Turkish President Recep Tayyip Erdoğan is wooing Israel, but Israeli leaders note they’ve seen this movie before. Some argue that the Turkish leader’s overtures to Israel and the West are a temporary expedient to extricate his country from its economic woes and ensure his re-election. Israeli Prime Minister Naftali Bennett, while seeming to welcome Erdoğan’s apparent change of heart, has at the same time expressed reservations, saying he has “no illusions” about Turkey.
Israel should handle Erdoğan’s outreach “with deep caution,” said Burak Bekdil, a journalist who wrote for Turkey’s largest circulation daily, Hürriyet, for 29 years. “His hostility towards the Jewish state can be disguised at times. But it will not go away,” he told JNS.
Bekdil said the Erdoğan turnabout is indeed driven by his domestic political struggles. The man who ran on a platform of economic growth has since 2013 presided over a spiraling financial situation, he said. “Turkey’s per capita income dropped for the seventh consecutive time last year—from $13,000 in 2013 to around $7,500,” said Bekdil.
The Turkish currency has collapsed. Inflation has officially surged to 36%. Bekdil puts it at more than 50%. One independent Turkish study group on inflation reports 82.81%.
Bekdil said Erdoğan worries that if the United States decides to punish Turkey, it would worsen Turkey’s economic crisis. Erdoğan wants America to maintain the status quo—“no further deterioration in bilateral ties and no further sanctions,” he said.
‘The visit will be symbolic’
One way that Erdoğan hopes to improve U.S.-Turkish ties is by way of America’s allies, such as Israel and Armenia.
Gallia Lindenstrauss, a senior research fellow at the Institute for National Security Studies (INSS), who specializes on Turkey, told JNS that “the overtures to Israel and towards Armenia are an indirect way in Ankara’s perception to approach Washington. It’s not that these are necessarily the most important things for the U.S., but they are viewed favorably in Washington.”
Most recently, Erdoğan extended an invitation to Israeli President Isaac Herzog to visit Ankara. Herzog has not yet responded, but Lindenstrauss expects that he’ll accept, a decision she agrees with. “It would be risky not to accept because that might lead Turkey to take a harsher stance. Israel should respond favorably to the request for a presidential visit.”
Bekdil agreed that Herzog should accept the invitation. “The Israeli president does not have executive powers. The visit will be symbolic. If he does not go, Israel would be accused of closing a window of opportunity,” he explained. “If he goes, a reciprocal Turkish visit may have to follow suit—this time from a president with executive powers. Which means business—not literally business, per se, but a visit with a real political agenda. If he goes, also, it will have symbolic value in augmenting the spirit of the Abraham Accords.”

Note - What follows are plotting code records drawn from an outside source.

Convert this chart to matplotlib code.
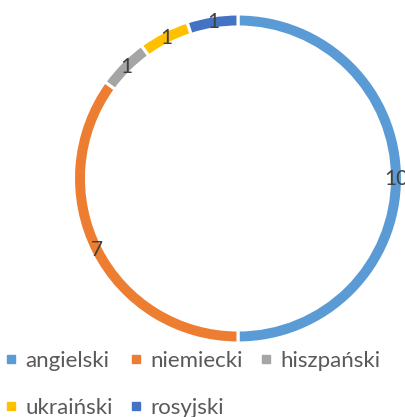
import matplotlib.pyplot as plt
from matplotlib.lines import Line2D

# data
languages = ['angielski', 'niemiecki', 'hiszpański', 'ukraiński', 'rosyjski']
counts = [10, 7, 1, 1, 1]
colors = ['#5B9BD5', '#ED7D31', '#A5A5A5', '#FFC000', '#4472C4']

plt.rcParams['font.family'] = ['Lato', 'DejaVu Sans']

W, H = 406, 417
fig = plt.figure(figsize=(W / 100, H / 100), dpi=100)
ax = fig.add_axes([0, 0, 1, 1])

R = 164.5
ring = 13
wedges, texts = ax.pie(counts, colors=colors, labels=[str(c) for c in counts],
                       startangle=90, counterclock=False,
                       center=(238, H - 178.5), radius=R,
                       labeldistance=(R - ring / 2) / R,
                       wedgeprops=dict(width=ring, edgecolor='white', linewidth=2.2),
                       textprops=dict(fontsize=15, color='#404040'))
for t in texts:
    t.set_ha('center')
    t.set_va('center')

# pie resets the limits, so set them afterwards
ax.set_xlim(0, W)
ax.set_ylim(0, H)
ax.set_aspect('equal')
ax.axis('off')

# legend, row-major order for 3 columns
order = [0, 3, 1, 4, 2]
handles = [Line2D([], [], marker='s', linestyle='none', markersize=5.2,
                  markerfacecolor=colors[i], markeredgecolor=colors[i]) for i in order]
fig.legend(handles, [languages[i] for i in order], ncol=3,
           loc='upper left', bbox_to_anchor=(4 / W, 1 - 351 / H),
           frameon=False, fontsize=16, labelcolor='#595959',
           handlelength=0.6, handletextpad=0.35, columnspacing=0.75,
           labelspacing=1.2, borderpad=0, borderaxespad=0)

fig.savefig('out.png', dpi=100)
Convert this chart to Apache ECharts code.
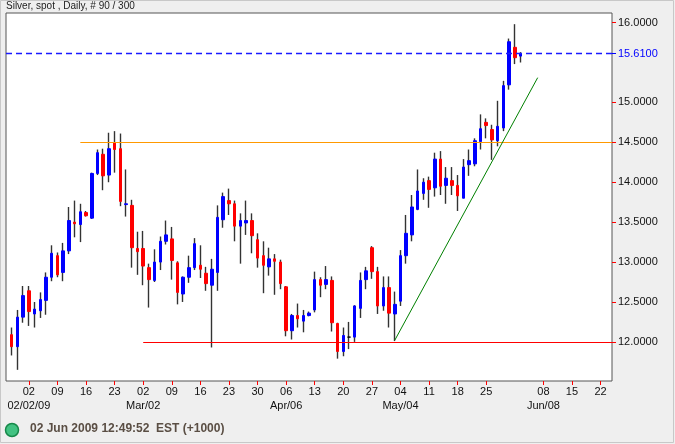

Erdoğan has also floated the idea of a return of the countries’ ambassadors. Lindenstrauss said Israel should accede to this request as well. “I don’t think that is a major policy concession by Jerusalem. This is something for the sake of trying to improve relations with an important actor in the Middle East. It’s worth the risk.”
‘Where we stand now is complete deadlock’
Erdoğan has almost made a habit of expelling Israeli ambassadors having done so in 2011 and then again in 2018, only two years after the Israeli ambassador had been restored in 2016. At that time, Erdoğan hailed the ambassador’s return as a “new phase” in relations. He used nearly the same terminology on Jan. 26 when he publicly invited Herzog, calling it the opening of “a new chapter” in relations. Such parallels have left Israeli officials apprehensive.
Bekdil said they have reason to be wary. Erdoğan’s practice of starting diplomatic processes he never intends to finish—a tactic he said the Turkish leader uses to appear to be moving in a certain direction—is not limited to Israel. “He has reset endless times Turkey’s problematic relations with the E.U. [European Union]. Where we stand now is complete deadlock. He started normalization with Armenia in 2009, which did not go through. He has opened ‘new pages’ with Greece a dozen or so times, only to come to the brink of conflict in 2020.”
As to whether Erdoğan can pull his chestnuts out of the fire before the election, Lindenstrauss said he is in a weak position and if the opposition parties choose the right candidate to run against him, she expects Erdoğan will lose in the first round of Turkey’s two-round system. She could only speculate as to whether Erdoğan would win the second round. She was more confident that his Justice and Development Party will remain the leading party, but “it will lose support. It will not be as strong as it was in previous elections.”
If Istanbul’s 2019 mayoral elections are any harbinger, Erdoğan and his party are in trouble. After a revote was called, the party suffered an embarrassing defeat. The opposition candidate’s margin of victory leapt from 13,000 votes in the first round to 775,000 in the second.
Bekdil said that Erdoğan is “theoretically” in a lot of trouble, but “he remains the most popular leader” and the opposition is “a patchwork of half a dozen parties.”
“A lot will depend on if Erdoğan can manipulate perceptions about the economic hardships,” he said.